Copy out the listing that follows exactly, dropping every picture.

____ Raw data

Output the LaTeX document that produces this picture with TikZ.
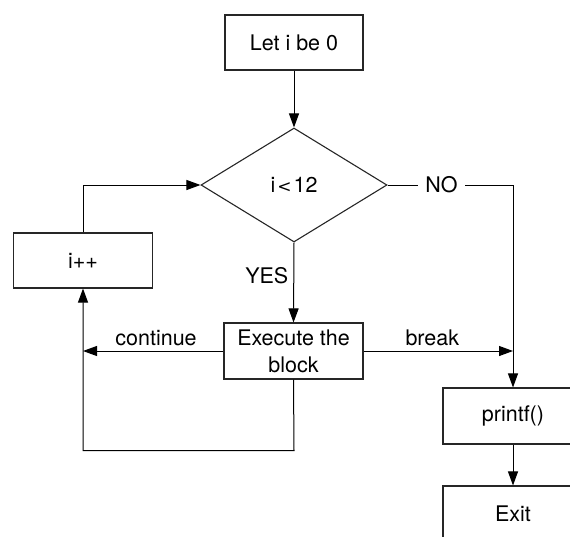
\documentclass[tikz,border=0pt]{standalone}
\usepackage{fontspec}
\setmainfont{TeX Gyre Heros}
\newfontfamily\djfont{DejaVu Sans}
\usetikzlibrary{shapes.geometric,arrows.meta}
\begin{document}
\begin{tikzpicture}[x=1pt,y=-1pt,
  every node/.style={font=\fontsize{21.5}{27}\selectfont},
  procbox/.style={draw=black!85,line width=1.1pt,minimum width=138pt,minimum height=55pt,inner sep=0pt,align=center},
  decbox/.style={draw=black!85,line width=1.1pt,diamond,minimum width=186pt,minimum height=114pt,inner sep=0pt},
  conn/.style={draw=black,line width=1pt},
  arr/.style={conn,-{Triangle[length=14pt,width=10pt]}},
  lbl/.style={inner sep=2pt}
]
\useasboundingbox (0,0) rectangle (570,536);
\clip (0,0) rectangle (570,536);
\node[procbox] (start) at (294,42.5) {Let i be 0};
\node[decbox] (dec) at (294,185) {i\kern2pt{\djfont\fontsize{17}{17}\selectfont<}\kern2pt12};
\node[procbox,minimum width=139pt] (inc) at (83,260.5) {i++};
\node[procbox,minimum width=139pt,minimum height=56pt] (exec) at (293.5,351) {Execute the\\block};
\node[procbox,minimum width=140pt,minimum height=56pt] (printf) at (513,416) {printf()};
\node[procbox,minimum width=140pt,minimum height=56pt] (exit) at (513,514) {Exit};
\coordinate (nocorner) at (513,185);
\coordinate (brk) at (513,351);
\coordinate (cont) at (83,351);
\coordinate (loopb) at (294,450.5);

\draw[arr] (start) -- (dec);
\draw[arr] (inc.north) |- (dec.west);
\draw[conn] (dec.east) -- node[lbl,fill=white,pos=0.43,inner sep=7pt] {NO} (nocorner);
\draw[arr] (nocorner) -- (printf.north);
\draw[arr] (dec.south) -- node[left,pos=0.42,inner sep=5pt] {YES} (exec.north);
\draw[arr] (exec.east) -- node[above,pos=0.46,inner sep=5pt] {break} (brk);
\draw[arr] (exec.west) -- node[above,pos=0.48,inner sep=5pt] {continue} (cont);
\draw[arr] (exec.south) -- (loopb) -| (inc.south);
\draw[arr] (printf) -- (exit);
\end{tikzpicture}
\end{document}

________

# Reply to the exercise
Output the LaTeX document that produces this picture with TikZ.
\documentclass[tikz,border=0pt]{standalone}
\usepackage{fontspec}
\setmainfont{TeX Gyre Heros}
\newfontfamily\djfont{DejaVu Sans}
\usetikzlibrary{shapes.geometric,arrows.meta}
\begin{document}
\begin{tikzpicture}[x=1pt,y=-1pt,
  every node/.style={font=\fontsize{21.5}{27}\selectfont},
  procbox/.style={draw=black!85,line width=1.1pt,minimum width=138pt,minimum height=55pt,inner sep=0pt,align=center},
  decbox/.style={draw=black!85,line width=1.1pt,diamond,minimum width=186pt,minimum height=114pt,inner sep=0pt},
  conn/.style={draw=black,line width=1pt},
  arr/.style={conn,-{Triangle[length=14pt,width=10pt]}},
  lbl/.style={inner sep=2pt}
]
\useasboundingbox (0,0) rectangle (570,536);
\clip (0,0) rectangle (570,536);
\node[procbox] (start) at (294,42.5) {Let i be 0};
\node[decbox] (dec) at (294,185) {i\kern2pt{\djfont\fontsize{17}{17}\selectfont<}\kern2pt12};
\node[procbox,minimum width=139pt] (inc) at (83,260.5) {i++};
\node[procbox,minimum width=139pt,minimum height=56pt] (exec) at (293.5,351) {Execute the\\block};
\node[procbox,minimum width=140pt,minimum height=56pt] (printf) at (513,416) {printf()};
\node[procbox,minimum width=140pt,minimum height=56pt] (exit) at (513,514) {Exit};
\coordinate (nocorner) at (513,185);
\coordinate (brk) at (513,351);
\coordinate (cont) at (83,351);
\coordinate (loopb) at (294,450.5);

\draw[arr] (start) -- (dec);
\draw[arr] (inc.north) |- (dec.west);
\draw[conn] (dec.east) -- node[lbl,fill=white,pos=0.43,inner sep=7pt] {NO} (nocorner);
\draw[arr] (nocorner) -- (printf.north);
\draw[arr] (dec.south) -- node[left,pos=0.42,inner sep=5pt] {YES} (exec.north);
\draw[arr] (exec.east) -- node[above,pos=0.46,inner sep=5pt] {break} (brk);
\draw[arr] (exec.west) -- node[above,pos=0.48,inner sep=5pt] {continue} (cont);
\draw[arr] (exec.south) -- (loopb) -| (inc.south);
\draw[arr] (printf) -- (exit);
\end{tikzpicture}
\end{document}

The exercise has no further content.